TASK BRIEF:
Scan the records and identify every line in which the string "this" occurs, then return those lines.

A run of records:
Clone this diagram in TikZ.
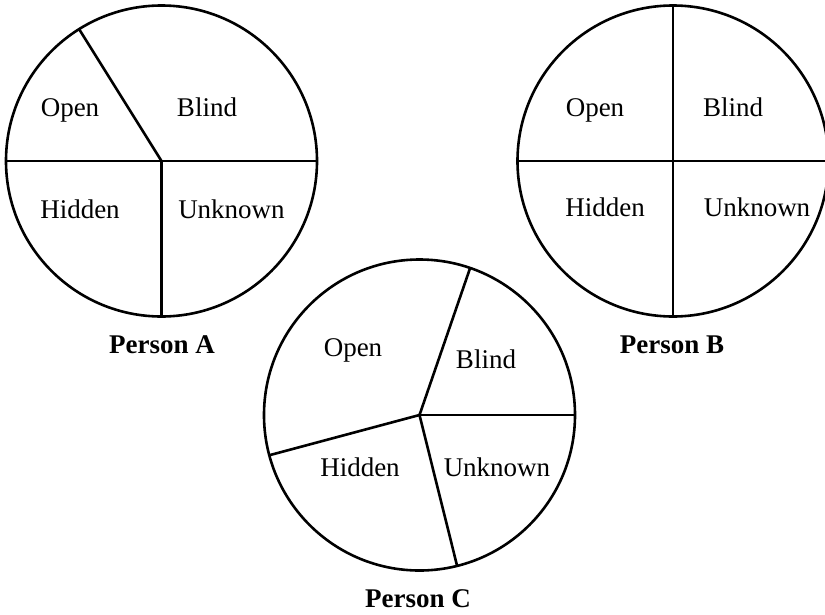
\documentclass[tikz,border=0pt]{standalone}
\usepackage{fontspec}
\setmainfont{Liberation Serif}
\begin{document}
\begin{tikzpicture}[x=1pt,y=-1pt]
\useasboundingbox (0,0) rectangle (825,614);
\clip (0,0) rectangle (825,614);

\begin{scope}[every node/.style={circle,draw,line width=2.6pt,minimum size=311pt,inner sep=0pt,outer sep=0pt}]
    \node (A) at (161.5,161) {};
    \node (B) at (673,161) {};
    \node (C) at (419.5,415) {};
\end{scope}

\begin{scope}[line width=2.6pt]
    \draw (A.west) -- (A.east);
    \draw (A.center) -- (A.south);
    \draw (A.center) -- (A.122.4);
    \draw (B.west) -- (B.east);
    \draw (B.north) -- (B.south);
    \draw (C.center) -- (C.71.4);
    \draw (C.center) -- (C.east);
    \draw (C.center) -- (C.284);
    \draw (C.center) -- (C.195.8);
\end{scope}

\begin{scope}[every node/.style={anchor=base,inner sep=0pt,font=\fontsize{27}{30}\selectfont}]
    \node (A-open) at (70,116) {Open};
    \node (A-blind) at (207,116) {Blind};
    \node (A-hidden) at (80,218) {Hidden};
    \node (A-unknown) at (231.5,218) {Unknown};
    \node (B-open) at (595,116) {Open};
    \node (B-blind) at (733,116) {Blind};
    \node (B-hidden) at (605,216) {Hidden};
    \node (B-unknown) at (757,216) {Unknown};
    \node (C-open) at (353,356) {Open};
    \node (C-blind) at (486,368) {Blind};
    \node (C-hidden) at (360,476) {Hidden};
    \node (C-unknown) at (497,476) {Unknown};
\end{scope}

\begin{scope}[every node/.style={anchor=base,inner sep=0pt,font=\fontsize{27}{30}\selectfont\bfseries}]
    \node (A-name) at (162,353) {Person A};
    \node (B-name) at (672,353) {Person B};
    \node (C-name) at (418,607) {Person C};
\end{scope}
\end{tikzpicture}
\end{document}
* * *
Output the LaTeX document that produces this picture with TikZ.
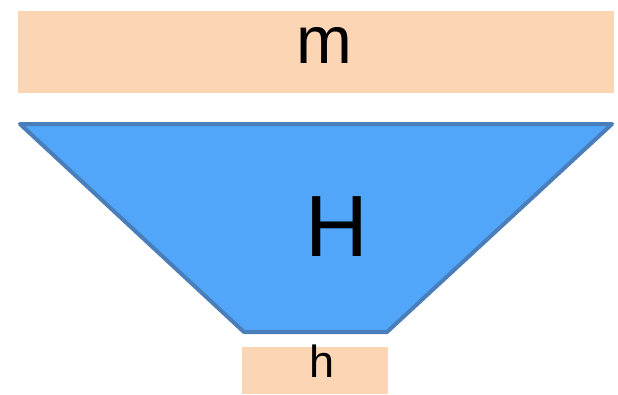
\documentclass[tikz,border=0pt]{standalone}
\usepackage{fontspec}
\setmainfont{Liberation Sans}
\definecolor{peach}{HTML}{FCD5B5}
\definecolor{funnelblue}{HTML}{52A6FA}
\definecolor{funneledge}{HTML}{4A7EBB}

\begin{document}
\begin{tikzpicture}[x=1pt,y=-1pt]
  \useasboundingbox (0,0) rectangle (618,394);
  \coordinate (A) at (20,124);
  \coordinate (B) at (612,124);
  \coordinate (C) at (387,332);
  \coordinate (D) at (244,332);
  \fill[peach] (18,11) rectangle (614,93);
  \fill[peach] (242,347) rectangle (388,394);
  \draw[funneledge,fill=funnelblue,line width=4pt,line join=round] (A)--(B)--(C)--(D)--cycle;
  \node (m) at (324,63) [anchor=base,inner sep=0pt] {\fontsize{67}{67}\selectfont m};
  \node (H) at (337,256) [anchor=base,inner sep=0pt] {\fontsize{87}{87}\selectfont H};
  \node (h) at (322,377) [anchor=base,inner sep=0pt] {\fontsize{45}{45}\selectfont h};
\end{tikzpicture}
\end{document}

TASK RESPONSE:
Clone this diagram in TikZ.
Output the LaTeX document that produces this picture with TikZ.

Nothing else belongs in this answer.